Driving Through the Drug Wars
"I've been driving through the drug war, man!"
The words are spoken casually, but a quick survey of the map reveals the bloody truth of Carrasco's statement. Puerto Vallarta sits in the southern part of territory controlled by drug gang Sinaloa Federation, though Cartel Pacifico Sur is beginning to move in. Carrasco says Zetas are present too, out of their usual comfort zone to the east.
JKC moved to the Pacific resort town nearly seven years ago with his three Jack Russell terriers. Its temperate climate and near tropical beauty compares to Hawaii, with abundant bougainvillea and hibiscus in eye-popping colors framed by palm trees and the rich blue ocean. Even with gigs at Nacho Daddy, Carrasco makes the trek across the U.S.-Mexican border five or six times a year.
"I've been driving through the whole drug war, and I see the heavy-duty checkpoints. It's crazy, and Laredo's especially insane. I hope it gets better with the new president.
"You really got to be on your toes. You don't know when the next checkpoint is coming. They might put one up real quick. I've seen a lot of things. I try to get to the border before six at night. You don't drive after dark. You can't see who's searching you.
"You get pulled over by guys with ski masks on and all you see is eyes. You have to show all your papers if you got a car. Lotta questions. You just kind of get used to the guns and masks. It's not like Mexico used to be – drinking beer and driving down the road.

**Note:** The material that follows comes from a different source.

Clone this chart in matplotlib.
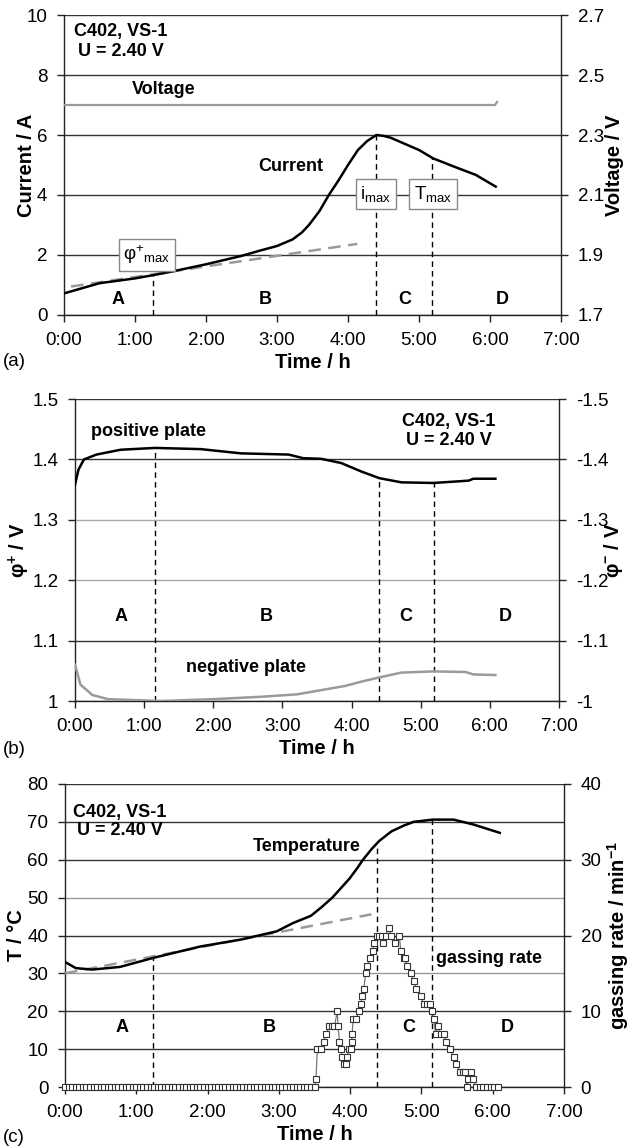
import matplotlib
matplotlib.use('Agg')
import matplotlib.pyplot as plt

plt.rcParams['font.family'] = ['Liberation Sans', 'DejaVu Sans']
plt.rcParams['mathtext.fontset'] = 'custom'
plt.rcParams['mathtext.rm'] = 'Liberation Sans'
plt.rcParams['mathtext.it'] = 'Liberation Sans:italic'
plt.rcParams['mathtext.bf'] = 'Liberation Sans:bold'
plt.rcParams['axes.unicode_minus'] = False

'---------------- data ----------------'
hour_ticks = [0, 1, 2, 3, 4, 5, 6, 7]
hour_labels = ['0:00', '1:00', '2:00', '3:00', '4:00', '5:00', '6:00', '7:00']
region_names = ['A', 'B', 'C', 'D']

# (a) current / voltage
cur_t = [0.0, 0.25, 0.5, 1.0, 1.26, 1.5, 2.0, 2.5, 2.75, 3.0, 3.1, 3.22, 3.35, 3.45,
         3.6, 3.73, 3.87, 4.0, 4.14, 4.27, 4.4, 4.5, 4.6, 5.0, 5.2, 5.5, 5.8, 6.08]
cur_i = [0.72, 0.89, 1.06, 1.22, 1.33, 1.44, 1.69, 1.97, 2.14, 2.30, 2.40, 2.52,
         2.75, 3.0, 3.47, 4.0, 4.5, 5.0, 5.5, 5.8, 6.0, 5.97, 5.91, 5.5, 5.22,
         4.94, 4.67, 4.28]
volt_t = [0.0, 6.07, 6.1]
volt_u = [2.40, 2.40, 2.41]
cur_fit_t = [0.1, 4.13]
cur_fit_i = [0.95, 2.37]
a_marks_t = [1.26, 4.40, 5.18]
a_marks_top = [1.33, 6.0, 5.22]
a_region_t = [0.76, 2.83, 4.8, 6.17]
a_ticks = [0, 2, 4, 6, 8, 10]
a_ticks2 = [1.7, 1.9, 2.1, 2.3, 2.5, 2.7]
a_labels2 = ['1.7', '1.9', '2.1', '2.3', '2.5', '2.7']

# (b) electrode potentials
pos_t = [0.0, 0.05, 0.13, 0.31, 0.66, 1.16, 1.82, 2.4, 3.09, 3.3, 3.56, 3.85, 4.14,
         4.4, 4.72, 5.18, 5.59, 5.7, 5.76, 6.08]
pos_v = [1.358, 1.383, 1.400, 1.408, 1.416, 1.419, 1.417, 1.410, 1.408, 1.402, 1.401,
         1.394, 1.380, 1.369, 1.362, 1.361, 1.364, 1.365, 1.368, 1.368]
neg_t = [0.0, 0.08, 0.25, 0.48, 1.24, 1.99, 2.69, 3.21, 3.56, 3.91, 4.14, 4.4,
         4.72, 5.18, 5.65, 5.76, 6.08]
neg_v = [-1.060, -1.027, -1.010, -1.003, -1.000, -1.003, -1.007, -1.011, -1.018,
         -1.025, -1.032, -1.039, -1.047, -1.049, -1.048, -1.044, -1.043]
b_marks_t = [1.16, 4.40, 5.19]
b_marks_top = [1.419, 1.369, 1.361]
b_region_t = [0.66, 2.77, 4.79, 6.22]
b_ticks = [1.0, 1.1, 1.2, 1.3, 1.4, 1.5]
b_labels = ['1', '1.1', '1.2', '1.3', '1.4', '1.5']
b_ticks2 = [-1.0, -1.1, -1.2, -1.3, -1.4, -1.5]
b_labels2 = ['-1', '-1.1', '-1.2', '-1.3', '-1.4', '-1.5']

# (c) temperature / gassing rate
temp_t = [0.0, 0.15, 0.38, 0.77, 1.24, 1.9, 2.46, 2.97, 3.2, 3.45, 3.6, 3.75, 3.99,
          4.1, 4.18, 4.3, 4.41, 4.58, 4.75, 4.89, 5.16, 5.45, 5.73, 6.1]
temp_c = [33.0, 31.4, 31.0, 31.7, 34.1, 37.1, 38.9, 41.1, 43.3, 45.2, 47.5, 50.0,
          55.0, 57.8, 60.0, 62.8, 65.0, 67.5, 69.0, 70.0, 70.6, 70.6, 69.3, 67.1]
temp_fit_t = [0.0, 4.30]
temp_fit_c = [30.0, 45.6]
gas_t = [0.00, 0.05, 0.10, 0.15, 0.20, 0.25, 0.30, 0.35, 0.40, 0.45, 0.50, 0.55,
         0.60, 0.65, 0.70, 0.75, 0.80, 0.85, 0.90, 0.95, 1.00, 1.05, 1.10, 1.15,
         1.20, 1.25, 1.30, 1.35, 1.40, 1.45, 1.50, 1.55, 1.60, 1.65, 1.70, 1.75,
         1.80, 1.85, 1.90, 1.95, 2.00, 2.05, 2.10, 2.15, 2.20, 2.25, 2.30, 2.35,
         2.40, 2.45, 2.50, 2.55, 2.60, 2.65, 2.70, 2.75, 2.80, 2.85, 2.90, 2.95,
         3.00, 3.05, 3.10, 3.15, 3.20, 3.25, 3.30, 3.35, 3.40, 3.45, 3.50,
         3.52, 3.54, 3.59, 3.63, 3.66, 3.71, 3.74, 3.78, 3.82, 3.83, 3.85, 3.87,
         3.89, 3.91, 3.94, 3.96, 3.98, 4.01, 4.02, 4.03, 4.04, 4.08, 4.13, 4.15,
         4.17, 4.19, 4.22, 4.24, 4.28, 4.32, 4.33, 4.37, 4.41, 4.44, 4.46, 4.50,
         4.54, 4.58, 4.63, 4.69, 4.71, 4.75, 4.77, 4.80, 4.85, 4.89, 4.93, 4.99,
         5.03, 5.08, 5.12, 5.15, 5.17, 5.20, 5.23, 5.27, 5.31, 5.35, 5.40, 5.45,
         5.49, 5.54, 5.58, 5.61, 5.64, 5.66, 5.70, 5.72, 5.77, 5.82, 5.87, 5.92,
         5.97, 6.02, 6.08]
gas_r = [0] * 71 + [
         1, 5, 5, 6, 7, 8, 8, 8, 10, 8, 6, 5,
         4, 3, 3, 4, 5, 5, 6, 7, 9, 9, 10, 11,
         12, 13, 15, 16, 17, 18, 19, 20, 20, 20, 19, 20,
         21, 20, 19, 20, 18, 17, 17, 16, 15, 14, 13, 12,
         11, 11, 11, 10, 9, 7, 8, 7, 7, 6, 5, 4,
         3, 2, 2, 2, 0, 1, 2, 1, 0, 0, 0, 0,
         0, 0, 0]
c_marks_t = [1.24, 4.37, 5.15]
c_marks_top = [34.3, 64.0, 70.6]
c_region_t = [0.8, 2.87, 4.82, 6.2]
c_ticks = [0, 10, 20, 30, 40, 50, 60, 70, 80]
c_ticks2 = [0, 10, 20, 30, 40]

'---------------- style ----------------'
W, H = 629, 1146
DARK = '#222222'
GRAY = '#9a9a9a'
DASH = (0, (4, 3))
TICK_FS = 13.5
LABEL_FS = 14.5


def frame(left, top, right, bottom):
    return [left / W, 1 - bottom / H, (right - left) / W, (bottom - top) / H]


def style_pair(ax, ax2, grid_cols):
    ax.set_xlim(0, 7)
    ax.set_xticks(hour_ticks, hour_labels)
    for a in (ax, ax2):
        a.tick_params(direction='out', length=5, width=1, labelsize=TICK_FS, pad=7,
                      color=DARK)
        for s in a.spines.values():
            s.set_color(DARK)
            s.set_linewidth(1)
    ax.spines['top'].set_visible(False)
    ax.spines['right'].set_visible(False)
    for s in ['top', 'left', 'bottom']:
        ax2.spines[s].set_visible(False)
    ax.grid(axis='y', lw=1.0)
    for gl, c in zip(ax.yaxis.get_gridlines(), grid_cols):
        gl.set_color(c)
    ax.set_axisbelow(True)
    ax.set_xlabel('Time / h', fontsize=LABEL_FS, fontweight='bold', va='center')


bold = dict(fontsize=13, fontweight='bold', ha='center', va='center')
box = dict(boxstyle='square,pad=0.25', fc='white', ec='#888888', lw=1)

fig = plt.figure(figsize=(6.29, 11.46), dpi=100)

'---------------- (a) ----------------'
ax = fig.add_axes(frame(64, 15, 561, 315))
ax2 = ax.twinx()
ax.set_ylim(0, 10)
ax.set_yticks(a_ticks)
ax2.set_ylim(1.7, 2.7)
ax2.set_yticks(a_ticks2, a_labels2)
style_pair(ax, ax2, ['#444'] + ['#333'] * 5)
ax.xaxis.set_label_coords(0.5, -0.157)
ax.plot(cur_fit_t, cur_fit_i, color=GRAY, lw=1.8, ls=(0, (5, 3)), zorder=3)
ax.plot(cur_t, cur_i, color='k', lw=1.8, zorder=4)
ax2.plot(volt_t, volt_u, color=GRAY, lw=1.6)
ax.vlines(a_marks_t, 0, a_marks_top, colors='k', lw=1, linestyles=DASH, zorder=3)
ax.text(0.8, 9.44, 'C402, VS-1', **bold)
ax.text(0.8, 8.78, 'U = 2.40 V', **bold)
ax.text(1.41, 7.5, 'Voltage', **bold)
ax.text(3.19, 4.94, 'Current', **bold)
ax.text(1.17, 2.0, r'φ$^{+}{}_{\mathrm{max}}$', fontsize=13.5, ha='center',
        va='center', bbox=box, zorder=6)
ax.text(4.39, 4.03, r'i$_{\mathrm{max}}$', fontsize=13.5, ha='center',
        va='center', bbox=box, zorder=6)
ax.text(5.2, 4.03, r'T$_{\mathrm{max}}$', fontsize=13.5, ha='center',
        va='center', bbox=box, zorder=6)
for t, name in zip(a_region_t, region_names):
    ax.text(t, 0.53, name, **bold)
ax.set_ylabel('Current / A', fontsize=LABEL_FS, fontweight='bold', va='center')
ax.yaxis.set_label_coords(-0.076, 0.5)
ax2.set_ylabel('Voltage / V', fontsize=LABEL_FS, fontweight='bold', va='center')
ax2.yaxis.set_label_coords(1.107, 0.5)
fig.text(0.004, 1 - 362 / H, '(a)', fontsize=13.5, va='center')

'---------------- (b) ----------------'
bx = fig.add_axes(frame(75, 399, 559, 701))
bx2 = bx.twinx()
bx.set_ylim(1.0, 1.5)
bx.set_yticks(b_ticks, b_labels)
bx2.set_ylim(-1.0, -1.5)
bx2.set_yticks(b_ticks2, b_labels2)
style_pair(bx, bx2, ['#444', '#333', '#aaa', '#aaa', '#333', '#333'])
bx.xaxis.set_label_coords(0.5, -0.156)
bx.plot(pos_t, pos_v, color='k', lw=1.8, zorder=4)
bx2.plot(neg_t, neg_v, color=GRAY, lw=1.8)
bx.vlines(b_marks_t, 1.0, b_marks_top, colors='k', lw=1, linestyles=DASH, zorder=3)
bx.text(1.07, 1.446, 'positive plate', **bold)
bx.text(5.41, 1.463, 'C402, VS-1', **bold)
bx.text(5.41, 1.431, 'U = 2.40 V', **bold)
bx.text(2.48, 1.056, 'negative plate', **bold)
for t, name in zip(b_region_t, region_names):
    bx.text(t, 1.14, name, **bold)
bx.set_ylabel(r'$\mathbf{φ^{+}}$ / V', fontsize=LABEL_FS, fontweight='bold',
              va='center')
bx.yaxis.set_label_coords(-0.114, 0.5)
bx2.set_ylabel(r'$\mathbf{φ^{-}}$ / V', fontsize=LABEL_FS, fontweight='bold',
               va='center')
bx2.yaxis.set_label_coords(1.112, 0.5)
fig.text(0.004, 1 - 750 / H, '(b)', fontsize=13.5, va='center')

'---------------- (c) ----------------'
cx = fig.add_axes(frame(65, 784, 564, 1087))
cx2 = cx.twinx()
cx.set_ylim(0, 80)
cx.set_yticks(c_ticks)
cx2.set_ylim(0, 40)
cx2.set_yticks(c_ticks2)
style_pair(cx, cx2, ['#444', '#333', '#333', '#999', '#333', '#999', '#333',
                     '#333', '#333'])
cx.xaxis.set_label_coords(0.5, -0.158)
cx.plot(temp_fit_t, temp_fit_c, color=GRAY, lw=1.8, ls=(0, (5, 3)), zorder=3)
cx.plot(temp_t, temp_c, color='k', lw=1.8, zorder=4)
cx2.plot(gas_t, gas_r, color='#777777', lw=0.9, marker='s', ms=5, mfc='white',
         mec='#333333', mew=0.8, clip_on=False)
cx.vlines(c_marks_t, 0, c_marks_top, colors='k', lw=1, linestyles=DASH, zorder=3)
cx.text(0.77, 72.6, 'C402, VS-1', **bold)
cx.text(0.77, 67.7, 'U = 2.40 V', **bold)
cx.text(3.39, 63.6, 'Temperature', **bold)
cx.text(5.2, 33.8, 'gassing rate', fontsize=13, fontweight='bold', ha='left',
        va='center')
for t, name in zip(c_region_t, region_names):
    cx.text(t, 15.6, name, **bold)
cx.set_ylabel('T / °C', fontsize=LABEL_FS, fontweight='bold', va='center')
cx.yaxis.set_label_coords(-0.098, 0.5)
cx2.set_ylabel(r'gassing rate / min$^{\mathbf{-1}}$', fontsize=LABEL_FS,
               fontweight='bold', va='center')
cx2.yaxis.set_label_coords(1.108, 0.5)
fig.text(0.004, 1 - 1137 / H, '(c)', fontsize=13.5, va='center')

fig.savefig('out.png', dpi=100)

"You get used to having machine guns pointed at you. I'm just a gringo. I travel as straight as I can. I give the guys at the checkpoints free promotional things and show them my pictures. If that doesn't work, I tell them about Manu Chao, who did [my song] 'Pachuco Hop.'
"I pick my routes, through San Luis Potosi or Zacatecas, and try to avoid the hot spots. It's kinda heavy.
"I'm a loner, driving up and down the coast by myself with my dogs, sneaking them into hotels. They're my kids, my three dogs. If I didn't have them, I don't know where I'd be. I drive my bands crazy because I don't tour unless I have my dogs."